_Task details_: Scan the records and identify every line in which the string "Reproduce" occurs, then return those lines.

Some records:
▼▼▼

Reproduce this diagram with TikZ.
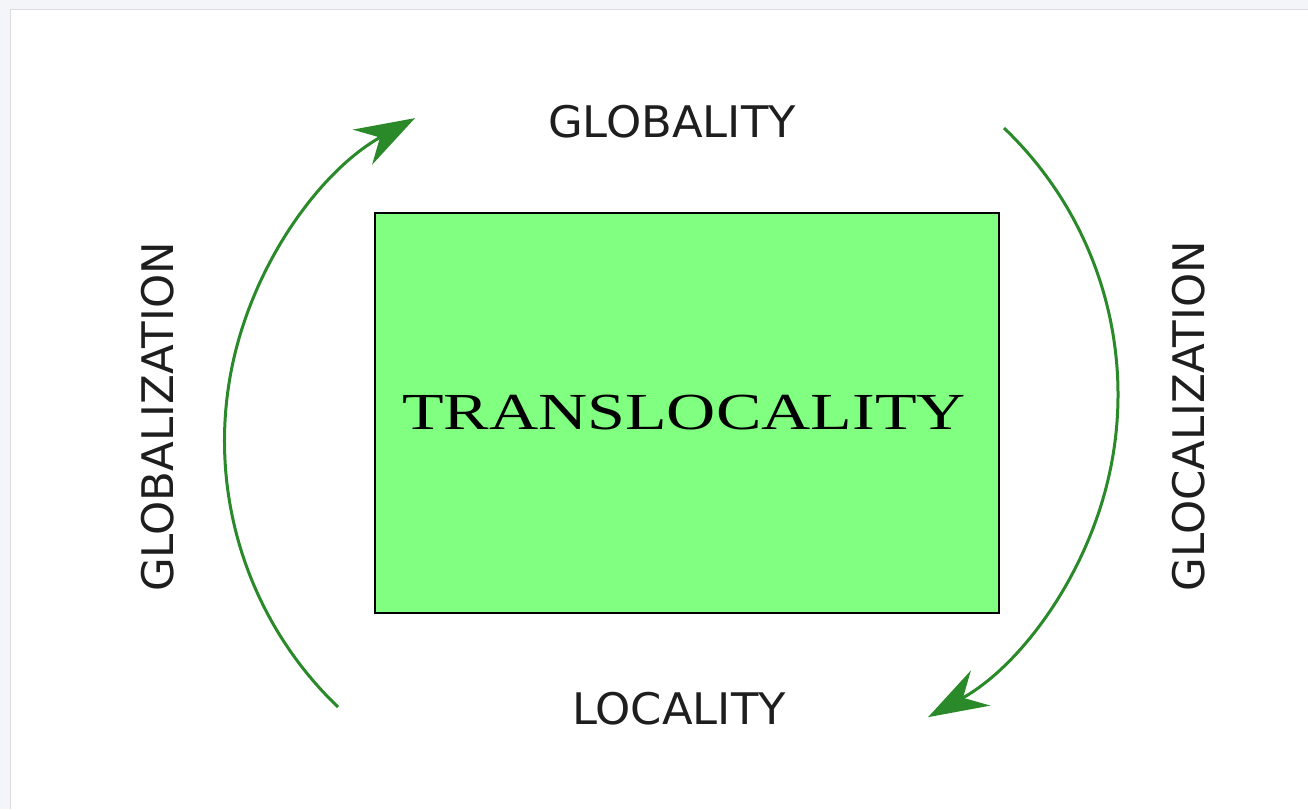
\documentclass[tikz,border=0pt]{standalone}
\usepackage{fontspec}
\newfontfamily\labelfont{DejaVu Sans}
\newfontfamily\titlefont{Liberation Serif}
\usetikzlibrary{arrows.meta}
\definecolor{pagegray}{HTML}{F4F5F8}
\definecolor{edgegray}{HTML}{DCDCDE}
\definecolor{boxgreen}{HTML}{80FF80}
\definecolor{arcgreen}{HTML}{2A8A2A}
\definecolor{ink}{HTML}{1E1E1E}
\tikzset{
  label text/.style={text=ink, inner sep=0pt, font=\labelfont\fontsize{43.5}{52}\selectfont},
  centre box/.style={draw=black, line width=2.4pt, fill=boxgreen, minimum width=624pt, minimum height=400pt, inner sep=0pt},
  flow arc/.style={draw=arcgreen, line width=3pt,
    -{Stealth[length=60pt, width=40pt, inset=20pt]}},
}
\begin{document}
\begin{tikzpicture}[x=1pt, y=-1pt]
  \useasboundingbox (0,0) rectangle (1308,809);
  % page and white panel
  \fill[pagegray] (0,0) rectangle (1308,809);
  \fill[white] (10,9) rectangle (1308,809);
  \draw[edgegray, line width=1.5pt] (10.5,809) -- (10.5,9.5) -- (1308,9.5);

  % central box
  \node[centre box] (core) at (687,413) {};
  \node[text=black, inner sep=0pt, font=\titlefont\fontsize{52}{60}\selectfont] (coretext) at (684,413)
    {\scalebox{1.31}[1]{TRANSLOCALITY}};

  % surrounding labels
  \node[label text] (top) at (672,122) {\scalebox{1.03}[1]{GLOBALITY}};
  \node[label text] (bottom) at (679,709) {\scalebox{1.03}[1]{LOCALITY}};
  \node[label text, rotate=90] (left) at (158,417) {GLOBALIZATION};
  \node[label text, rotate=90] (right) at (1189,416) {GLOCALIZATION};

  % arc start points (circular arcs of equal radius)
  \coordinate (l0) at (338,707);
  \coordinate (r0) at (1004,128);

  % cycle arrows
  \draw[flow arc] (l0) arc[start angle=133.8, end angle=241.1, radius=368.7];
  \draw[flow arc] (r0) arc[start angle=-46.3, end angle=61.0, radius=368.8];
\end{tikzpicture}
\end{document}
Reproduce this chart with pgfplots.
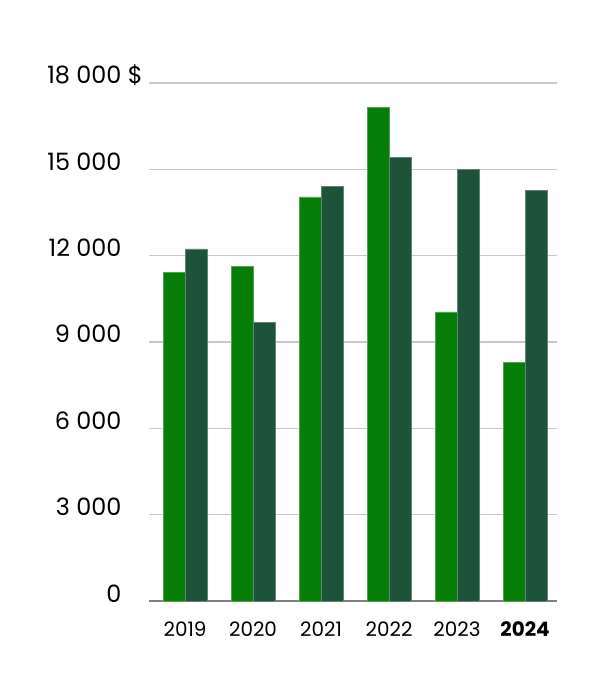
\documentclass[border=0pt]{standalone}
\usepackage{pgfplots}
\pgfplotsset{compat=1.18}
\usepackage{fontspec}
\setmainfont{Poppins}
\definecolor{barA}{HTML}{067D06}
\definecolor{barB}{HTML}{1D5439}
\definecolor{gridc}{HTML}{C8C8C8}
\definecolor{basec}{HTML}{808080}
\begin{document}
\begin{tikzpicture}
\begin{axis}[
    scale only axis,
    width=408bp, height=518bp,
    at={(0,0)}, anchor=south west,
    xmin=-0.53, xmax=5.47,
    ymin=0, ymax=18000,
    scaled y ticks=false,
    ybar=0pt, bar width=22bp,
    axis line style={draw=none},
    major tick length=0pt,
    xtick={0,1,2,3,4,5},
    xticklabels={2019,2020,2021,2022,2023,\textbf{2024}},
    xticklabel style={font=\fontsize{20}{24}\selectfont, yshift=-17bp},
    ytick={3000,6000,9000,12000,15000,18000},
    yticklabels={3 000,6 000,9 000,12 000,15 000,18 000\rlap{ \$}},
    extra y ticks={0},
    extra y tick labels={0},
    extra y tick style={grid style={basec, line width=1.5bp}},
    yticklabel style={font=\fontsize{24}{28}\selectfont, anchor=base east, xshift=-24bp, yshift=-1bp},
    ymajorgrids=true,
    grid style={gridc, line width=1.2bp},
    clip=false,
]
\addplot[fill=barA, draw=barA!70!white, line width=0.5bp] coordinates {
    (0,11410) (1,11620) (2,14040) (3,17160) (4,10050) (5,8290)};
\addplot[fill=barB, draw=barB!70!white, line width=0.5bp] coordinates {
    (0,12240) (1,9680) (2,14400) (3,15420) (4,14990) (5,14270)};
\end{axis}
\path[use as bounding box] (-149bp,-99bp) rectangle (451bp,601bp);
\end{tikzpicture}
\end{document}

▲▲▲

_Solved exercise_:
Reproduce this diagram with TikZ.
Reproduce this chart with pgfplots.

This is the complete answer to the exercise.